Records provided –
>>>>>
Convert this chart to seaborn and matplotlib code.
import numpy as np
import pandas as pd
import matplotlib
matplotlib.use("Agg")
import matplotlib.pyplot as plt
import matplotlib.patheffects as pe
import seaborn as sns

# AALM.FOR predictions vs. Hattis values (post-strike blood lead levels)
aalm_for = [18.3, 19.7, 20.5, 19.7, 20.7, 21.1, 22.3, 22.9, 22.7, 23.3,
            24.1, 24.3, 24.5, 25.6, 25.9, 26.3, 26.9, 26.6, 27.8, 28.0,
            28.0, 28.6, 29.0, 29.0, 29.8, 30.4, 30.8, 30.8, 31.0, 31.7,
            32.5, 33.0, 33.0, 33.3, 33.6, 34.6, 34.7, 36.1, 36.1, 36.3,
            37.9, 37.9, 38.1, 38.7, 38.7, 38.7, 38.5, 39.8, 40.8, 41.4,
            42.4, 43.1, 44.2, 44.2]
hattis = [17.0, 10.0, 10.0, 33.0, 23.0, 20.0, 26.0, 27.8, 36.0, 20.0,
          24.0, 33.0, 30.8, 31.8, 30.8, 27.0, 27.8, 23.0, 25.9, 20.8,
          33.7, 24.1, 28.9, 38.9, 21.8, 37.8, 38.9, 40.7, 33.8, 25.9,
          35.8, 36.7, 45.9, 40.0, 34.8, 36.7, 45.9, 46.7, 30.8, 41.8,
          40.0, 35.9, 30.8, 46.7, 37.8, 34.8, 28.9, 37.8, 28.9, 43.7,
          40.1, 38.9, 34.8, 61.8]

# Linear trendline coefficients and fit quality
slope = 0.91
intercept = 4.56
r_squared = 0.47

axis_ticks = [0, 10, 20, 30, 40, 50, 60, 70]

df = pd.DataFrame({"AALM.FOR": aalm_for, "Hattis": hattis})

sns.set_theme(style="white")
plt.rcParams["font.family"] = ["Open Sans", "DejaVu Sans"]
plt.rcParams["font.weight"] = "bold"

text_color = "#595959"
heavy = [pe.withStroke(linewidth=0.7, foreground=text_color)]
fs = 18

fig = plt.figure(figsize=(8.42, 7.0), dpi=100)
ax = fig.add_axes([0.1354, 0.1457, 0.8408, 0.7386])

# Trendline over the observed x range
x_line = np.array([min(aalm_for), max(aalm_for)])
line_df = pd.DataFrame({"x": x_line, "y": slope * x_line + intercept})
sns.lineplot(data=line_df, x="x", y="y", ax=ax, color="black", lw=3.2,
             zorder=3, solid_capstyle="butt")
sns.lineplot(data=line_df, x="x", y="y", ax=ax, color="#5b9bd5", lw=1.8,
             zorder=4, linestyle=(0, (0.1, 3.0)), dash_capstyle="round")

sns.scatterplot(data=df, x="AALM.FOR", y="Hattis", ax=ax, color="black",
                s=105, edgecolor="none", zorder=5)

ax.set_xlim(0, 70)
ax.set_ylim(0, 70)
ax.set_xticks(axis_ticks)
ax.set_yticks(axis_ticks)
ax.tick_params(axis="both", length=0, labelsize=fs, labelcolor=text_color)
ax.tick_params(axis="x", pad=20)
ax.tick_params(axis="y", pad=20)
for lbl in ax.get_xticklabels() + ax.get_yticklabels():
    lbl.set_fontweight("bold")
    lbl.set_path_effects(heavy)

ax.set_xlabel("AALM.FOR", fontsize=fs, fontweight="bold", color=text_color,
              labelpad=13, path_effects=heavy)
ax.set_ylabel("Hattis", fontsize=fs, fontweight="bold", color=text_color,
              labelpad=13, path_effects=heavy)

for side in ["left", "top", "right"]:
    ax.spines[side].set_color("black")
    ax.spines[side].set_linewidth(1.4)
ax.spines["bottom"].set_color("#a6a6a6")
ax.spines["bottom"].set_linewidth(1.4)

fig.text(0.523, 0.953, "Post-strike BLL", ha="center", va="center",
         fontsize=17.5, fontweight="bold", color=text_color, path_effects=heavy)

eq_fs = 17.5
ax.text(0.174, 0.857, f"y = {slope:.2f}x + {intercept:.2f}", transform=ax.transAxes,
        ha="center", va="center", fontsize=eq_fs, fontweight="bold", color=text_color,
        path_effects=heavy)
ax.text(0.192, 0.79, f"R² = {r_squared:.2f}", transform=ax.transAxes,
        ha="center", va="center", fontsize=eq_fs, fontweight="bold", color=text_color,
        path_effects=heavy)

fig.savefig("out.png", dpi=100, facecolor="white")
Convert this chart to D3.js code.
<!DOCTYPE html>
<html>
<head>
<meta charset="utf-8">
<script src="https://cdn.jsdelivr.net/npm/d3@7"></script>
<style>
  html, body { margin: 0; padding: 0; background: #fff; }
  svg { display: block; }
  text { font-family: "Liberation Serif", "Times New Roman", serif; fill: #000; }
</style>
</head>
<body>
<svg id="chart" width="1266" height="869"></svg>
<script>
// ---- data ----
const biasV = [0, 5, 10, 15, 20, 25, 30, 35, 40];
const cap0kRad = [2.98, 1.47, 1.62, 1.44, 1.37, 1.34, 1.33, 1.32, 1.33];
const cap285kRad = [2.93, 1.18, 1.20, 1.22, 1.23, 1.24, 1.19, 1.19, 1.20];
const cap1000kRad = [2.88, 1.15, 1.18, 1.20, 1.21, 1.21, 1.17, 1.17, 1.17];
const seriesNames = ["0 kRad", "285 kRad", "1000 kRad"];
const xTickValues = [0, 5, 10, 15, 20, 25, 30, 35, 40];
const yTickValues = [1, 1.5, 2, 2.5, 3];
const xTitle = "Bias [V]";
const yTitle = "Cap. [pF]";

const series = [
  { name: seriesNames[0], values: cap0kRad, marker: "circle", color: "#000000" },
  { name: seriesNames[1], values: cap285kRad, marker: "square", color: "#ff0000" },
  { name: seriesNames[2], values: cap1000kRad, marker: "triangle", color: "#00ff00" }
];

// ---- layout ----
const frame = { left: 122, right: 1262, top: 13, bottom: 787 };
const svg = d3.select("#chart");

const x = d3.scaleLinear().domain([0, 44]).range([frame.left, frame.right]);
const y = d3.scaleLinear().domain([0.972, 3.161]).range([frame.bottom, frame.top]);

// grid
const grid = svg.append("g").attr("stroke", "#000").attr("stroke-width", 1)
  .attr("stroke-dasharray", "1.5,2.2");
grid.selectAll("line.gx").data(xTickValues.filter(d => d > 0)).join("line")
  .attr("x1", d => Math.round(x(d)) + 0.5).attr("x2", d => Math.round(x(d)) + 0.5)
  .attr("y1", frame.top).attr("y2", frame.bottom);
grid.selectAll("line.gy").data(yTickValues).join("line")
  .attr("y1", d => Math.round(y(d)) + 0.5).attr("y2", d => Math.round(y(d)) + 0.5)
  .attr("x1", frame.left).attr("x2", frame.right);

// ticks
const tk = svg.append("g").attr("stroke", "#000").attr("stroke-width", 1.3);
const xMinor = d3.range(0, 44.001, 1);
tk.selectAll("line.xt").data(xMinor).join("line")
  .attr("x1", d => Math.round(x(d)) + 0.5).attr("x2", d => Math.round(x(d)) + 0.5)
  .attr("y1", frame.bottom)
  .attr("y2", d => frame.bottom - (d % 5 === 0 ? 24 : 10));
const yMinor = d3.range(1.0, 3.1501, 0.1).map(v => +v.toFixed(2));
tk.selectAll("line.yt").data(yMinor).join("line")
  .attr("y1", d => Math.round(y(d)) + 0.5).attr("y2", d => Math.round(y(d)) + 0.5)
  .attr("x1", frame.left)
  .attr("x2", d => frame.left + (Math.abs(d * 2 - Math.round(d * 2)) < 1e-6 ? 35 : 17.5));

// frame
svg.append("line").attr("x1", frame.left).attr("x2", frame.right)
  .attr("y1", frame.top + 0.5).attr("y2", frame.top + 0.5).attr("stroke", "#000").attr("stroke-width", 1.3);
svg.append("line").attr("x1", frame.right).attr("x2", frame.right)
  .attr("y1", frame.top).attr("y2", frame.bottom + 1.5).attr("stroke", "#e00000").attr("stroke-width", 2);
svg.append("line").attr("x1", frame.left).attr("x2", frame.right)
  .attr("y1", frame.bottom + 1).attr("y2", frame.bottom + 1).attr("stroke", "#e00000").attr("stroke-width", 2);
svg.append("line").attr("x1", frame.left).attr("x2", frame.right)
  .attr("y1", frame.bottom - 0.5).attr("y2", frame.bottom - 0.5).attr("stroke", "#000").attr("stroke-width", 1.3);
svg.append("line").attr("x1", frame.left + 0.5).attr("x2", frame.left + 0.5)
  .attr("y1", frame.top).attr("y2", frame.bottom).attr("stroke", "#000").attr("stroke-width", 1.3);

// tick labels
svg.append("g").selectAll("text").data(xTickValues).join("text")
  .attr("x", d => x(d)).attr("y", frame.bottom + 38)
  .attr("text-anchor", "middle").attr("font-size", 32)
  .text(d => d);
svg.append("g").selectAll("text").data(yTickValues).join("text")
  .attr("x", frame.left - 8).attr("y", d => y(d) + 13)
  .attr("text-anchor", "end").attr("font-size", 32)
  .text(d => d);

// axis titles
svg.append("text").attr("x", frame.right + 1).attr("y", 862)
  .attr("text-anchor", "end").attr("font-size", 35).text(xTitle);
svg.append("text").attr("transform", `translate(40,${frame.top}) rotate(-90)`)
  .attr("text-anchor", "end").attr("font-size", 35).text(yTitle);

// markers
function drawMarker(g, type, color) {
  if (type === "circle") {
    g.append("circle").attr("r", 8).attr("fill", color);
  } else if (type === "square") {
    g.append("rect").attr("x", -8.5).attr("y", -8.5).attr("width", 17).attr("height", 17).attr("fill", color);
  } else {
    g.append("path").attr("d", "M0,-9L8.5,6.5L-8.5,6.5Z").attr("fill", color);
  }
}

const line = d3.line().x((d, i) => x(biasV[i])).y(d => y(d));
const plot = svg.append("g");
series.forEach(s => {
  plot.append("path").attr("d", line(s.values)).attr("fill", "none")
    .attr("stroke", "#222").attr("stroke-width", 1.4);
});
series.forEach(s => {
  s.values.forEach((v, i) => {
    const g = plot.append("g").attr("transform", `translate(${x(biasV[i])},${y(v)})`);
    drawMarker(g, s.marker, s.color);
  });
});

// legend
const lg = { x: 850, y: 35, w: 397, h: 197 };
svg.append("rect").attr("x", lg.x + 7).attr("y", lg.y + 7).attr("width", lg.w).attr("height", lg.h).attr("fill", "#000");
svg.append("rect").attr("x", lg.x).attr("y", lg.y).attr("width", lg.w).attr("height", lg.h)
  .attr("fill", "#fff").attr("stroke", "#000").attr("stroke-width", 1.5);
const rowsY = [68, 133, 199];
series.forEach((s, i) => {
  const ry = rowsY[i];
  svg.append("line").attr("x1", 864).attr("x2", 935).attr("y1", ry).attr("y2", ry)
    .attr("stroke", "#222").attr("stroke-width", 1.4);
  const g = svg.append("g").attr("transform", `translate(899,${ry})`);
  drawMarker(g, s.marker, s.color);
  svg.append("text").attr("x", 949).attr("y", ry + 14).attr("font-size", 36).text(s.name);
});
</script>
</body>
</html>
<<<<<
Stated exercise –
From the first line of the data above to the line holding "import seaborn as sns", reproduce each line exactly; emit no other lines.

The reply –
Convert this chart to seaborn and matplotlib code.
import numpy as np
import pandas as pd
import matplotlib
matplotlib.use("Agg")
import matplotlib.pyplot as plt
import matplotlib.patheffects as pe
import seaborn as sns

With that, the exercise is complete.